Start of SUPPLIED DATA
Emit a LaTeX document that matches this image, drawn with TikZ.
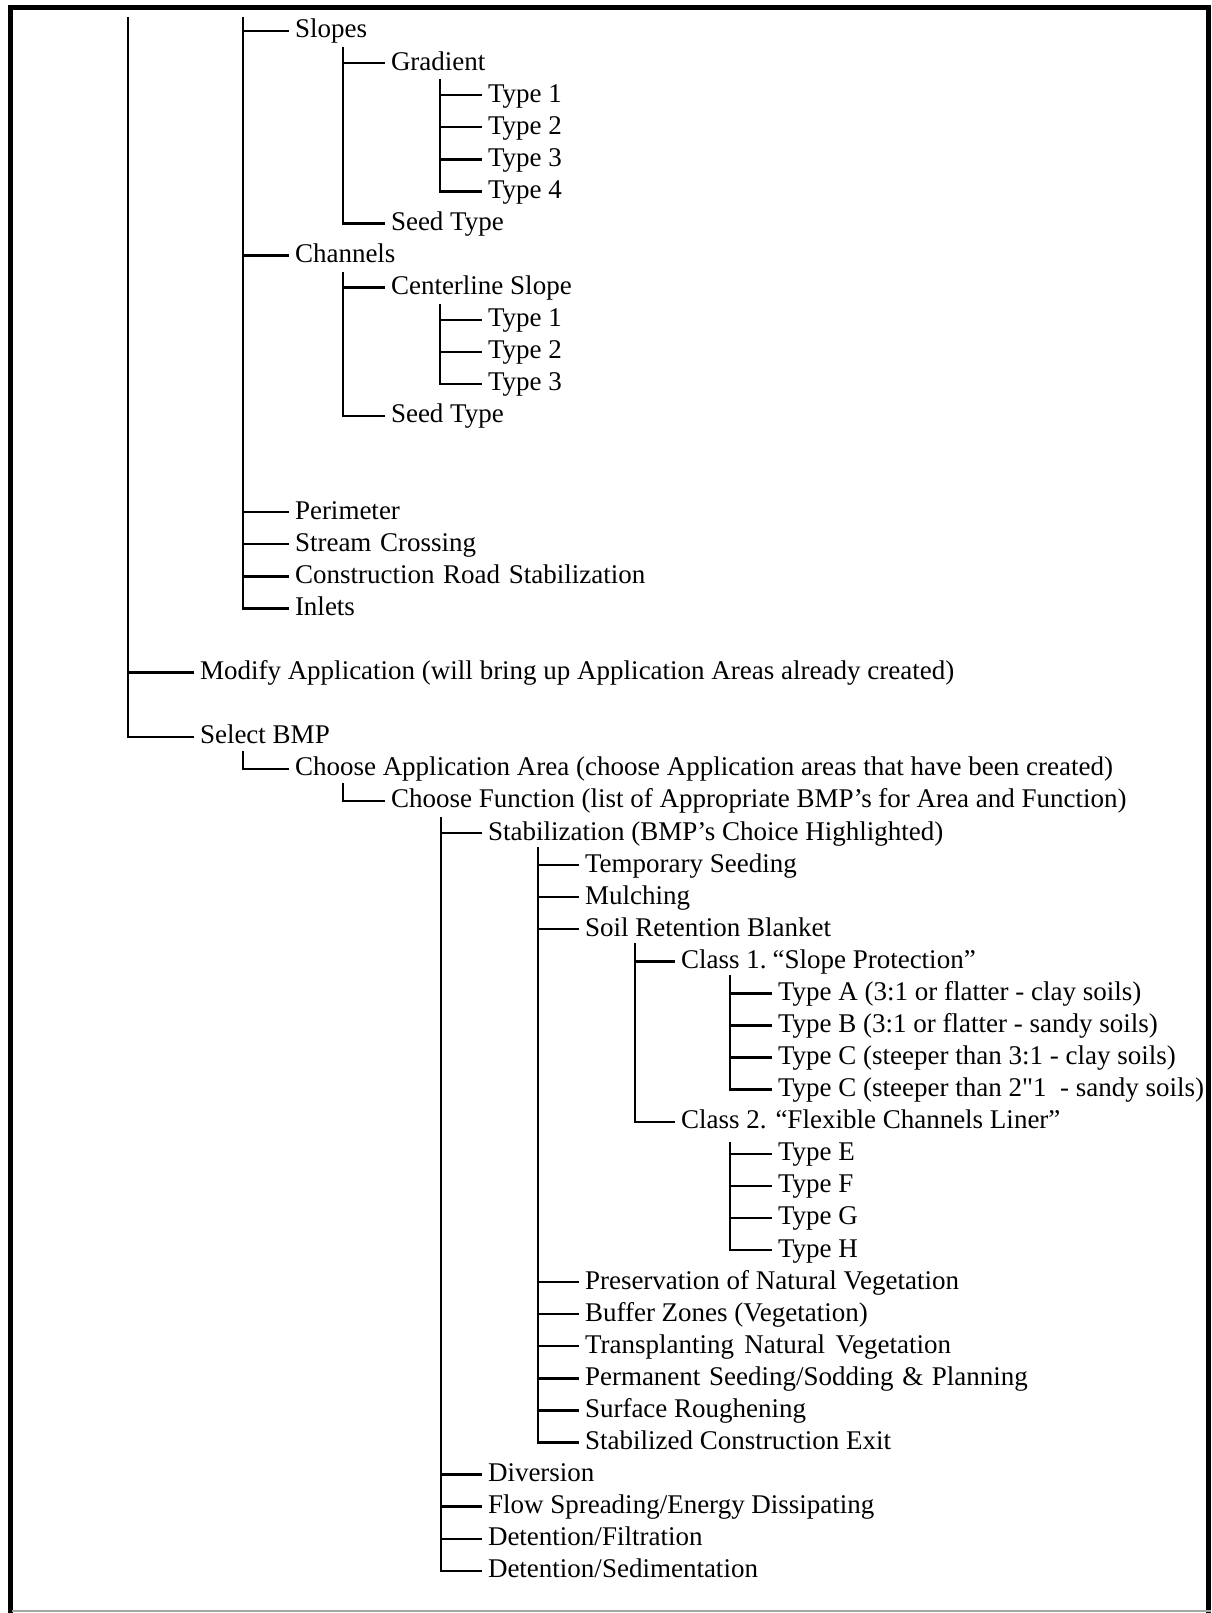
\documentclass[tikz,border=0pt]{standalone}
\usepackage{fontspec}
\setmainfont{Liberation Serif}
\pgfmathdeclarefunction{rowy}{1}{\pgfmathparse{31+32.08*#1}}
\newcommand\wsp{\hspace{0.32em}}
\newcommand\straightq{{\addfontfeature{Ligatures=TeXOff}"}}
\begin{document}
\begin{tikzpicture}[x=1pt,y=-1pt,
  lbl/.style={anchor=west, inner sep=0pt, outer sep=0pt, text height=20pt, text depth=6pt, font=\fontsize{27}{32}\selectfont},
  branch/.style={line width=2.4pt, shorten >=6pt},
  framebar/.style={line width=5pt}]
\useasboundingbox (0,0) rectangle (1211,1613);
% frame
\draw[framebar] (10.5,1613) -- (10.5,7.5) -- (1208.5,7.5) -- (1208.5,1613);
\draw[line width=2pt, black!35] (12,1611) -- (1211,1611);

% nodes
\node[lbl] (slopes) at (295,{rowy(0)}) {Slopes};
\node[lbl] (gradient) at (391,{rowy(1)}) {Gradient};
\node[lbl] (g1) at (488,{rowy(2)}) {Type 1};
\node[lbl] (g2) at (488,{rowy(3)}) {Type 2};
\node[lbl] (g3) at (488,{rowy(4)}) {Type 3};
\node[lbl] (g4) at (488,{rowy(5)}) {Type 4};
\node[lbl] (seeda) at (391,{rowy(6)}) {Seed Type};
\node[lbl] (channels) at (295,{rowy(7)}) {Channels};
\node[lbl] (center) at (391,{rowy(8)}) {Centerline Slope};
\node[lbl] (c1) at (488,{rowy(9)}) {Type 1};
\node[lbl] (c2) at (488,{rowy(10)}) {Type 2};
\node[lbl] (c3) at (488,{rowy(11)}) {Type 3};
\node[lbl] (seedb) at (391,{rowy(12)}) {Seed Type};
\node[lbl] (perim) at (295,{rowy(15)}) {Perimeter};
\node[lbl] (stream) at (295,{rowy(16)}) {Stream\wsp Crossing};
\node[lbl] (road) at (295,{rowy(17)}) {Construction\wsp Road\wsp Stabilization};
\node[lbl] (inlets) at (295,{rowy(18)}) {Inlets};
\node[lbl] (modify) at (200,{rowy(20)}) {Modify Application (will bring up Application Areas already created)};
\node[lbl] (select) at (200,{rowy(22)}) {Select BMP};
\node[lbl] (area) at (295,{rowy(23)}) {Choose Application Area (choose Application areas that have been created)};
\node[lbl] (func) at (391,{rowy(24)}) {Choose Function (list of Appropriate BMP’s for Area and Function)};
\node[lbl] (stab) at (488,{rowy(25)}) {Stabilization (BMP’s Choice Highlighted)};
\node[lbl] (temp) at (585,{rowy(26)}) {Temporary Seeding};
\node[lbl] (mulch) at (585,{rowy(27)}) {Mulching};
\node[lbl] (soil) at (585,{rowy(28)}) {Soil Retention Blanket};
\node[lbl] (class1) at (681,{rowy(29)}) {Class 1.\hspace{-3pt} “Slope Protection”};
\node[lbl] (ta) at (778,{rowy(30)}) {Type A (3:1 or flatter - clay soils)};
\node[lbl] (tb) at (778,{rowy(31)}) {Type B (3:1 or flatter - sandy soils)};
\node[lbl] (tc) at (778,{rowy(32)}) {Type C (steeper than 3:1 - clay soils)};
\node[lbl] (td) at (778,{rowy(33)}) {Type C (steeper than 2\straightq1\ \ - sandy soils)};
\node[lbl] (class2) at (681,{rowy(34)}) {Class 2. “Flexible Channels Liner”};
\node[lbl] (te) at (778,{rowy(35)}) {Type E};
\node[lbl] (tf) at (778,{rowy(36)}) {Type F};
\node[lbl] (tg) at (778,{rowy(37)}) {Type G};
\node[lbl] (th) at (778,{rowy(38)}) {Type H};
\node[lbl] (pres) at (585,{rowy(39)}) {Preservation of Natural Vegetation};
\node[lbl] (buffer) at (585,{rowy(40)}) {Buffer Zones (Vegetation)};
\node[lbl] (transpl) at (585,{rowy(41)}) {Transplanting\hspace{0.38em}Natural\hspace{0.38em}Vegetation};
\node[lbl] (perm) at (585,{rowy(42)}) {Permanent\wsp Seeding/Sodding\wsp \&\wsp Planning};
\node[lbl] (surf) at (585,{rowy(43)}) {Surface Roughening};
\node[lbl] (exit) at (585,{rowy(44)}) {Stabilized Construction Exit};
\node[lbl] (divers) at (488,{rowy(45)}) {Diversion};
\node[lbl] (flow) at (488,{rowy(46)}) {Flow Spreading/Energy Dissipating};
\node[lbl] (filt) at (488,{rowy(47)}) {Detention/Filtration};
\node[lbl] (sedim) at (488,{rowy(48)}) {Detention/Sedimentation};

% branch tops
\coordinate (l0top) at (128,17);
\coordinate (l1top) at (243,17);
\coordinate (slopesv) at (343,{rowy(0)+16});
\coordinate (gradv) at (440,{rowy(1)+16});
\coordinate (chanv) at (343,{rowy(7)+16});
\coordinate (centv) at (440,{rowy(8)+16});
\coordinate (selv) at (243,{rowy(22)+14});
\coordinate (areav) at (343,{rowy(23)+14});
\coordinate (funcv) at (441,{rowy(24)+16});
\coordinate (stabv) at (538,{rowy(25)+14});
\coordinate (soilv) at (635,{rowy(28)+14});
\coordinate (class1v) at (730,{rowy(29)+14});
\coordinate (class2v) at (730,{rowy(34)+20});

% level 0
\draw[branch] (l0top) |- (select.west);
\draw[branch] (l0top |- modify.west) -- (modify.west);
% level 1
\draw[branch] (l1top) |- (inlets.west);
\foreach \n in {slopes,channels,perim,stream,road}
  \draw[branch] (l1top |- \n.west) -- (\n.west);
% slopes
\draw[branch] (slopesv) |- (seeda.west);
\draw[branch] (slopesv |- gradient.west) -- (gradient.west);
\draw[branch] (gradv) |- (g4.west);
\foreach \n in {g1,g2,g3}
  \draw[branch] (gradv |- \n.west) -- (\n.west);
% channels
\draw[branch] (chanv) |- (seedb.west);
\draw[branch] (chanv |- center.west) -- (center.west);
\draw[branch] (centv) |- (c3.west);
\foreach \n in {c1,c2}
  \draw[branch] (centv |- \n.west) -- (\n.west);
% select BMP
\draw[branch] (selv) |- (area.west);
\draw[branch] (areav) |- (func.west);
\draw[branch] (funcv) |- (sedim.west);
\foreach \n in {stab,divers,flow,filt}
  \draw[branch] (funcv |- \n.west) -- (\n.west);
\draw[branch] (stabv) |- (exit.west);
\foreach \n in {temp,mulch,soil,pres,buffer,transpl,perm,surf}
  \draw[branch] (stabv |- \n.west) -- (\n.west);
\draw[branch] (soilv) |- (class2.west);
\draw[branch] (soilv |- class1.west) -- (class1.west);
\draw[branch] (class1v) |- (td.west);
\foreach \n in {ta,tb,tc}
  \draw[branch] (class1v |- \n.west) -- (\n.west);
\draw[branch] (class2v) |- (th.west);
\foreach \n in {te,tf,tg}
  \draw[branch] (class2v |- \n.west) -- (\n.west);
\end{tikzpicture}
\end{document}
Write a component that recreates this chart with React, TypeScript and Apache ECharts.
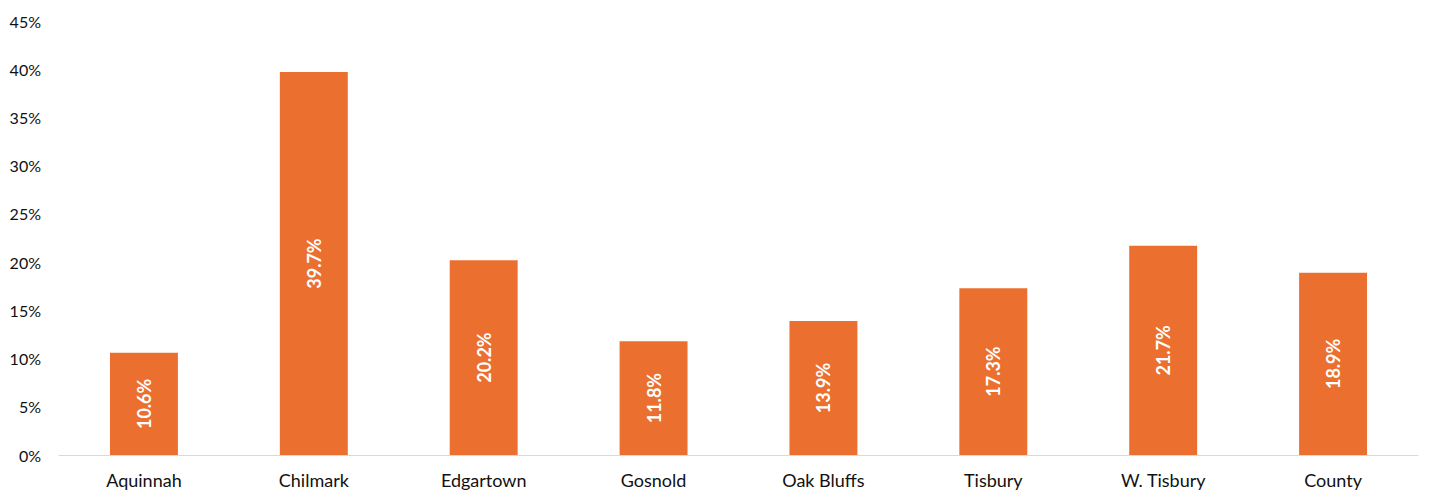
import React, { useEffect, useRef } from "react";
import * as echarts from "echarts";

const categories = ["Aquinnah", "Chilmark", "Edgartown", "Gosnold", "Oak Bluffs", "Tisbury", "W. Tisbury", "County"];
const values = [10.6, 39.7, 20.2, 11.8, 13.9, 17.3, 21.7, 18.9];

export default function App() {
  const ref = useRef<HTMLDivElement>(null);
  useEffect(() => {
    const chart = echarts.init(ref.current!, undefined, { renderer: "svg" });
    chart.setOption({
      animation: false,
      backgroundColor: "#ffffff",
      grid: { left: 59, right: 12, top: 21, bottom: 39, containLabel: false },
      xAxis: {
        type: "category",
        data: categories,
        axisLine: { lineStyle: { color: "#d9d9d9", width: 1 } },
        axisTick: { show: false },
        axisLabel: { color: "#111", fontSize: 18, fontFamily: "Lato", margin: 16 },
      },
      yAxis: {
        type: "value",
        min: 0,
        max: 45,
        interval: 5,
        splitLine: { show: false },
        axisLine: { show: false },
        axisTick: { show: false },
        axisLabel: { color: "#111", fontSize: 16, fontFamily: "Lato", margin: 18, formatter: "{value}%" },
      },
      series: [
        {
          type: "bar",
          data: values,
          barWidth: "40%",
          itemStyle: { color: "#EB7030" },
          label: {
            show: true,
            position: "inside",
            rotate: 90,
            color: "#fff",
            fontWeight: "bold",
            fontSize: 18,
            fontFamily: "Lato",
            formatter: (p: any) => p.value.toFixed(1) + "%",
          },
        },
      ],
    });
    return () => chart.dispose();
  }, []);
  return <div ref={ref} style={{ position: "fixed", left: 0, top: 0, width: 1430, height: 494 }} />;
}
End of SUPPLIED DATA
Scan the records for the string "that". Copy each line in which it appears.

Emit a LaTeX document that matches this image, drawn with TikZ.
\node[lbl] (area) at (295,{rowy(23)}) {Choose Application Area (choose Application areas that have been created)};
Write a component that recreates this chart with React, TypeScript and Apache ECharts.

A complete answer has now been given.